> Stated goal:
Your task is to retype the lines from the opening of the material through the line that includes "import matplotlib.pyplot as plt". Do not copy the pictures.

> Given material:
::::

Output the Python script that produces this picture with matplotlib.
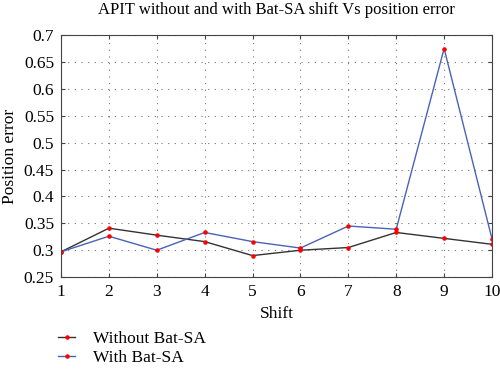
import matplotlib
matplotlib.use("Agg")
import matplotlib.pyplot as plt

shift = [1, 2, 3, 4, 5, 6, 7, 8, 9, 10]
without_bat = [0.297, 0.341, 0.328, 0.316, 0.290, 0.300, 0.305, 0.333, 0.322, 0.311]
with_bat = [0.297, 0.326, 0.300, 0.333, 0.316, 0.304, 0.345, 0.339, 0.675, 0.321]
yticks = [0.25, 0.3, 0.35, 0.4, 0.45, 0.5, 0.55, 0.6, 0.65, 0.7]
ytick_labels = ["0.25", "0.3", "0.35", "0.4", "0.45", "0.5", "0.55", "0.6", "0.65", "0.7"]

plt.rcParams['font.family'] = ['Liberation Serif', 'DejaVu Serif']

fig = plt.figure(figsize=(5, 3.69), dpi=100)
ax = fig.add_axes([0.122, 0.249, 0.862, 0.656])

l1, = ax.plot(shift, without_bat, color="#333333", lw=1.0, marker=".", ms=4.5,
              mfc="red", mec="red", label="Without Bat-SA")
l2, = ax.plot(shift, with_bat, color="#4a62b8", lw=1.0, marker=".", ms=4.5,
              mfc="red", mec="red", label="With Bat-SA")

ax.set_xlim(1, 10)
ax.set_ylim(0.25, 0.7)
ax.set_xticks(shift)
ax.set_yticks(yticks)
ax.set_yticklabels(ytick_labels)
ax.tick_params(labelsize=12.5, direction="in", length=3, color="#444444",
               top=True, right=True, pad=5)
ax.grid(True, linestyle=(0, (1, 5)), color="#777777", lw=0.8)
for s in ax.spines.values():
    s.set_color("#444444")

ax.set_title("APIT without and with Bat-SA shift Vs position error", fontsize=12, pad=15)
ax.set_ylabel("Position error", fontsize=12.5)
ax.set_xlabel("Shift", fontsize=12.5, labelpad=4)

fig.legend(handles=[l1, l2], loc="upper left", bbox_to_anchor=(0.085, 0.145),
           frameon=False, fontsize=12.5, handlelength=1.0, handletextpad=1.0,
           labelspacing=0.15)

fig.savefig("out.png", dpi=100)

::::

> Written response:
Output the Python script that produces this picture with matplotlib.
import matplotlib
matplotlib.use("Agg")
import matplotlib.pyplot as plt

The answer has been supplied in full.